Refer: https://www.percona.com/blog/proxysql-assisted-pxc-maintenance-mode/
Thanks,
K
Hello!
Settings while the node is Donor/Desynced:
Hi!
I assumed something similar is built into the cluster operator, isn’t it?
Hello Again,
I would also like to know the settings in mysql_galera_hostgroups table.
What I found out is that :
ProxySQL’s built-in Galera checks may not always handle all edge cases especially during SST with xtrabackup, where the donor node may still be operational but not fully synchronized. Community reports and bug discussions highlight that ProxySQL sometimes leaves donor nodes ONLINE in the reader hostgroup, leading to stale reads.
Maybe you can use the external health check scripts such Percona’s pxc_scheduler_handler which is also recommended in production environment.
I believe you must have followed below settings :
-
-- Writer hostgroup (e.g., 100)
INSERT INTO mysql_servers (hostgroup_id, hostname, port, weight, max_connections, comment)
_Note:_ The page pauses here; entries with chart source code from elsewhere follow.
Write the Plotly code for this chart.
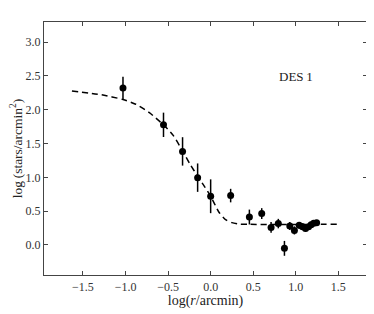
import plotly.graph_objects as go

# data points
log_r = [-1.03, -0.554, -0.33, -0.153, 0.0, 0.235, 0.455, 0.60, 0.71, 0.795,
         0.867, 0.93, 0.984, 1.04, 1.08, 1.115, 1.15, 1.18, 1.21, 1.245]
log_sigma = [2.32, 1.776, 1.383, 0.995, 0.72, 0.73, 0.413, 0.464, 0.26, 0.316,
             -0.05, 0.28, 0.215, 0.29, 0.27, 0.245, 0.27, 0.30, 0.32, 0.33]
sigma_err = [0.165, 0.18, 0.21, 0.21, 0.25, 0.10, 0.11, 0.08, 0.08, 0.07,
             0.11, 0.06, 0.06, 0.05, 0.05, 0.05, 0.04, 0.04, 0.04, 0.03]

# model curve
curve_x = [-1.63, -1.28, -1.03, -0.88, -0.72, -0.554, -0.44, -0.33, -0.24, -0.15,
           -0.07, 0.0, 0.1, 0.18, 0.25, 0.33, 0.45, 1.5]
curve_y = [2.275, 2.22, 2.15, 2.08, 1.955, 1.776, 1.62, 1.39, 1.19, 1.01,
           0.86, 0.72, 0.48, 0.37, 0.33, 0.31, 0.305, 0.305]

x_ticks = [-1.5, -1.0, -0.5, 0.0, 0.5, 1.0, 1.5]
y_ticks = [0.0, 0.5, 1.0, 1.5, 2.0, 2.5, 3.0]

FONT = "Liberation Serif"

fig = go.Figure()
fig.add_trace(go.Scatter(
    x=curve_x, y=curve_y, mode="lines",
    line=dict(color="black", width=1.5, dash="6px,4px", shape="spline", smoothing=0.6),
    hoverinfo="skip", showlegend=False))
fig.add_trace(go.Scatter(
    x=log_r, y=log_sigma, mode="markers",
    marker=dict(color="black", size=7),
    error_y=dict(type="data", array=sigma_err, visible=True, color="black",
                 thickness=1.5, width=0),
    showlegend=False))

fig.add_annotation(x=1.0, y=2.49, text="DES\u20091", showarrow=False,
                   font=dict(family=FONT, size=13, color="#222"))

axis_common = dict(showgrid=False, zeroline=False, showline=True, mirror="ticks",
                   linecolor="#444", linewidth=1.2, ticks="inside", ticklen=4,
                   tickcolor="#444", tickwidth=1, automargin=False,
                   tickfont=dict(family=FONT, size=12, color="#333"))

# page body has an 8px default margin, so the figure is sized/offset to compensate
fig.update_layout(
    width=366, height=306,
    margin=dict(l=36, r=7, t=14, b=39),
    paper_bgcolor="white", plot_bgcolor="white",
    xaxis=dict(range=[-1.958, 1.837], tickvals=x_ticks,
               ticktext=[("\u2212" if v < 0 else "") + f"{abs(v):.1f}" for v in x_ticks],
               title=dict(text="log(<i>r</i>/arcmin)", standoff=2,
                          font=dict(family=FONT, size=14, color="#222")),
               **axis_common),
    yaxis=dict(range=[-0.444, 3.296], tickvals=y_ticks,
               ticktext=[f"{v:.1f}" for v in y_ticks],
               title=dict(text="log\u2009(stars/arcmin<sup>2</sup>)", standoff=5,
                          font=dict(family=FONT, size=13.5, color="#222")),
               **axis_common),
)

fig.write_html("out.html")
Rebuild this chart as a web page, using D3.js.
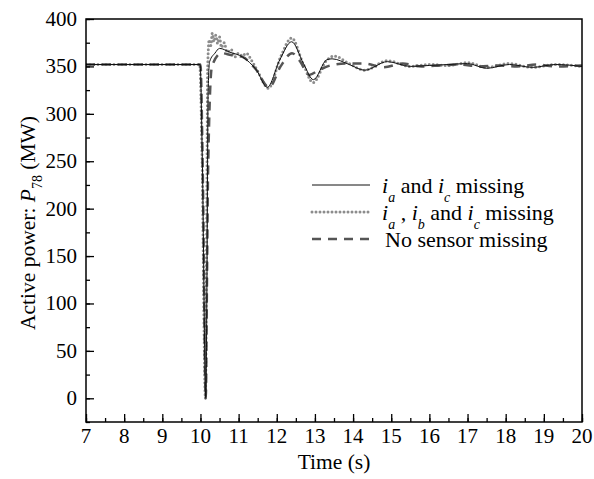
<!DOCTYPE html>
<html>
<head>
<meta charset="utf-8">
<script src="https://cdn.jsdelivr.net/npm/d3@7"></script>
<style>
  body { margin: 0; background: #fff; }
  svg text { font-family: "Liberation Serif", "Times New Roman", serif; fill: #000; }
</style>
</head>
<body>
<svg width="594" height="479"></svg>
<script>
// values
var solidT = [7, 9.99, 10.05, 10.14, 10.17, 10.2, 10.24, 10.38, 10.5, 10.77, 11.1, 11.47, 11.75, 12.08, 12.39, 12.7, 12.96, 13.31, 13.45, 13.9, 14.3, 14.9, 15.5, 16.0, 16.5, 17.0, 17.5, 18.1, 18.7, 19.3, 20];
var solidV = [352, 352, 250, 0, 120, 320, 355, 364, 369, 365, 360, 346, 328, 357, 376, 353, 336, 357, 358, 352, 346, 355, 350, 351, 352, 353, 348, 352, 349, 352, 350];

var dotT = [7, 9.98, 10.04, 10.13, 10.16, 10.19, 10.23, 10.27, 10.31, 10.35, 10.4, 10.45, 10.5, 10.55, 10.62, 10.7, 10.8, 10.9, 11.0, 11.1, 11.2, 11.33, 11.5, 11.78, 12.1, 12.39, 12.7, 12.95, 13.3, 13.5, 13.9, 14.3, 14.9, 15.5, 16, 16.5, 17, 17.5, 18.1, 18.7, 19.3, 20];
var dotV = [352, 352, 260, 0, 150, 350, 378, 372, 385, 376, 383, 374, 381, 370, 375, 365, 368, 360, 364, 361, 364, 357, 345, 327, 360, 380, 352, 333, 356, 361, 353, 346, 356, 350, 352, 351, 354, 349, 353, 349, 352, 350];

var dashT = [7, 10.0, 10.06, 10.14, 10.17, 10.2, 10.3, 10.55, 10.8, 11.1, 11.45, 11.8, 12.1, 12.4, 12.6, 12.85, 13.1, 13.4, 13.8, 14.3, 14.8, 15.3, 15.8, 16.3, 16.8, 17.3, 17.8, 18.3, 18.8, 19.3, 20];
var dashV = [352, 352, 240, 0, 120, 240, 350, 364, 362, 360, 347, 328, 350, 364, 356, 341, 346, 351, 353, 353, 349, 353, 350, 351, 352, 350, 351, 350, 352, 350, 351];

var xTicks = [7, 8, 9, 10, 11, 12, 13, 14, 15, 16, 17, 18, 19, 20];
var yTicks = [0, 50, 100, 150, 200, 250, 300, 350, 400];

var svg = d3.select("svg"),
    mLeft = 86, mRight = 582, mTop = 19, mBottom = 422;

var x = d3.scaleLinear().domain([7, 20]).range([mLeft, mRight]),
    y = d3.scaleLinear().domain([-25, 400]).range([mBottom, mTop]);

function zip(t, v) { return t.map(function(d, i) { return [d, v[i]]; }); }

var line = d3.line()
    .x(function(d) { return x(d[0]); })
    .y(function(d) { return y(d[1]); })
    .curve(d3.curveMonotoneX);

var solid = {data: zip(solidT, solidV), stroke: "#111", width: 1, dash: null, cap: "butt"},
    dotted = {data: zip(dotT, dotV), stroke: "#8c8c8c", width: 3, dash: "0,4", cap: "round"},
    dashed = {data: zip(dashT, dashV), stroke: "#555", width: 2.5, dash: "9,7", cap: "butt"};

svg.append("defs").append("clipPath").attr("id", "clip")
  .append("rect").attr("x", mLeft).attr("y", mTop).attr("width", mRight - mLeft).attr("height", mBottom - mTop);

svg.append("g").attr("clip-path", "url(#clip)")
  .selectAll("path")
    .data([dotted, dashed, solid])
  .enter().append("path")
    .attr("d", function(d) { return line(d.data); })
    .attr("fill", "none")
    .attr("stroke", function(d) { return d.stroke; })
    .attr("stroke-width", function(d) { return d.width; })
    .attr("stroke-dasharray", function(d) { return d.dash; })
    .attr("stroke-linecap", function(d) { return d.cap; });

// axes, ticks pointing inward
svg.append("g").attr("transform", "translate(0," + mBottom + ")")
  .call(d3.axisTop(x).tickValues(d3.range(7, 20.01, 0.5)).tickSize(4).tickFormat(""));
svg.append("g").attr("transform", "translate(0," + mBottom + ")")
  .call(d3.axisTop(x).tickValues(xTicks).tickSize(8).tickFormat(""));
svg.append("g").attr("transform", "translate(" + mLeft + ",0)")
  .call(d3.axisRight(y).tickValues(d3.range(-25, 400.1, 25)).tickSize(4).tickFormat(""));
svg.append("g").attr("transform", "translate(" + mLeft + ",0)")
  .call(d3.axisRight(y).tickValues(yTicks).tickSize(8).tickFormat(""));

svg.selectAll(".domain").remove();
svg.selectAll(".tick line").attr("stroke", "#000").attr("stroke-width", 1.3);

svg.append("rect")
    .attr("x", mLeft).attr("y", mTop)
    .attr("width", mRight - mLeft).attr("height", mBottom - mTop)
    .attr("fill", "none").attr("stroke", "#000").attr("stroke-width", 1.5);

svg.selectAll(".xlab").data(xTicks).enter().append("text")
    .attr("x", function(d) { return x(d); })
    .attr("y", 443)
    .attr("text-anchor", "middle")
    .style("font-size", "21px")
    .text(function(d) { return d; });

svg.selectAll(".ylab").data(yTicks).enter().append("text")
    .attr("x", 77)
    .attr("y", function(d) { return y(d) + 7; })
    .attr("text-anchor", "end")
    .style("font-size", "21px")
    .text(function(d) { return d; });

svg.append("text")
    .attr("x", (mLeft + mRight) / 2)
    .attr("y", 469)
    .attr("text-anchor", "middle")
    .style("font-size", "21.5px")
    .text("Time (s)");

var yt = svg.append("text")
    .attr("transform", "translate(35,223)rotate(-90)")
    .attr("text-anchor", "middle")
    .style("font-size", "21.5px");
yt.append("tspan").text("Active power: ");
yt.append("tspan").style("font-style", "italic").text("P");
yt.append("tspan").attr("dy", 7).style("font-size", "14px").text("78");
yt.append("tspan").attr("dy", -7).text(" (MW)");

// legend
var legendRows = [
  {s: solid, y: 185, parts: [["i", "it"], ["a", "sub"], [" and ", ""], ["i", "it"], ["c", "sub"], [" missing", ""]]},
  {s: dotted, y: 212, parts: [["i", "it"], ["a", "sub"], [" , ", ""], ["i", "it"], ["b", "sub"], [" and ", ""], ["i", "it"], ["c", "sub"], [" missing", ""]]},
  {s: dashed, y: 239, parts: [["No sensor missing", ""]]}
];

var legend = svg.append("g");
legend.selectAll("line").data(legendRows).enter().append("line")
    .attr("x1", 312).attr("x2", 370)
    .attr("y1", function(d) { return d.y; })
    .attr("y2", function(d) { return d.y; })
    .attr("stroke", function(d) { return d.s.stroke; })
    .attr("stroke-width", function(d) { return d.s.width; })
    .attr("stroke-dasharray", function(d) { return d.s.dash; })
    .attr("stroke-linecap", function(d) { return d.s.cap; });

legendRows.forEach(function(r, i) {
  var t = legend.append("text")
      .attr("x", i == 2 ? 385 : 382)
      .attr("y", r.y + 8)
      .style("font-size", "22px");
  var down = false;
  r.parts.forEach(function(p) {
    var s = t.append("tspan").text(p[0]);
    if (p[1] == "it") s.style("font-style", "italic");
    if (p[1] == "sub") { s.attr("dy", 9).style("font-size", "14px").style("font-style", "italic"); down = true; }
    else if (down) { s.attr("dy", -9); down = false; }
  });
});
</script>
</body>
</html>
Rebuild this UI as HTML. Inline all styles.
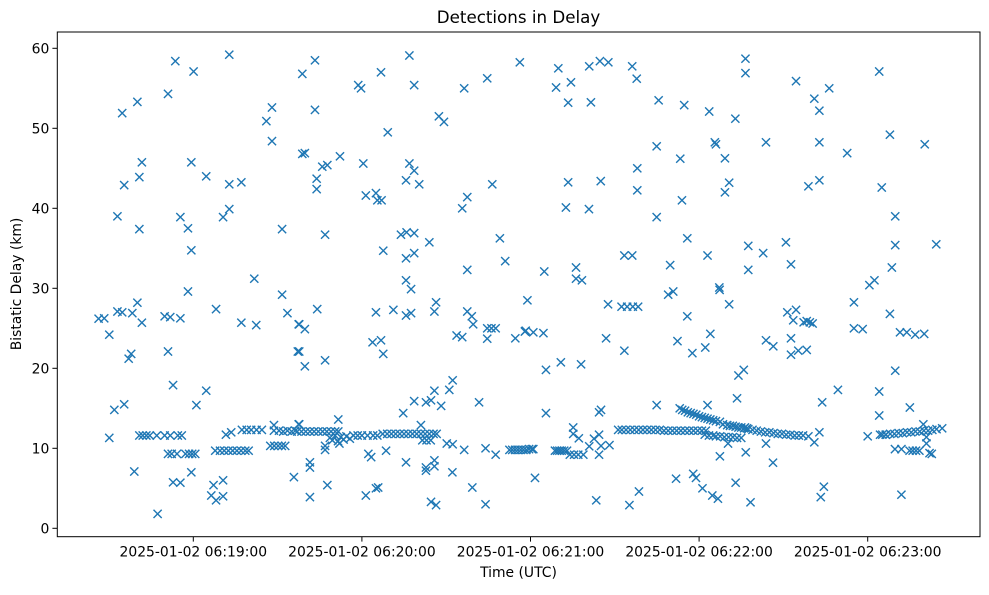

VALUES (100, 'pxc-node1', 3306, 1000, 2000, 'Preferred writer');
-- Reader hostgroup (e.g., 101)
INSERT INTO mysql_servers (hostgroup_id, hostname, port, weight, max_connections, comment)
VALUES (101, 'pxc-node2', 3306, 1000, 2000, 'reader1'),
(101, 'pxc-node3', 3306, 1000, 2000, 'reader2');
INSERT INTO mysql_galera_hostgroups (
writer_hostgroup, backup_writer_hostgroup, reader_hostgroup, offline_hostgroup,
active, max_writers, writer_is_also_reader, max_transactions_behind
) VALUES (100, 102, 101, 9101, 1, 1, 0, 10);
• writer_hostgroup: Hostgroup for write traffic.
• reader_hostgroup: Hostgroup for SELECT traffic.
• offline_hostgroup: Hostgroup for nodes that are not healthy.
• active: Enables monitoring and automatic movement between hostgroups.
• writer_is_also_reader: Set to 0 to prevent the writer from being used as a reader.
• max_transactions_behind: Threshold for replication lag before shunning a node.
-
Adjust the monitoring intervals for faster detection of state changes: UPDATE global_variables SET variable_value='2000' WHERE variable_name='mysql-monitor_galera_healthcheck_interval';
UPDATE global_variables SET variable_value='800' WHERE variable_name='mysql-monitor_galera_healthcheck_timeout';
UPDATE global_variables SET variable_value='3' WHERE variable_name='mysql-monitor_galera_healthcheck_max_timeout_count';
LOAD MYSQL VARIABLES TO RUNTIME;
SAVE MYSQL VARIABLES TO DISK;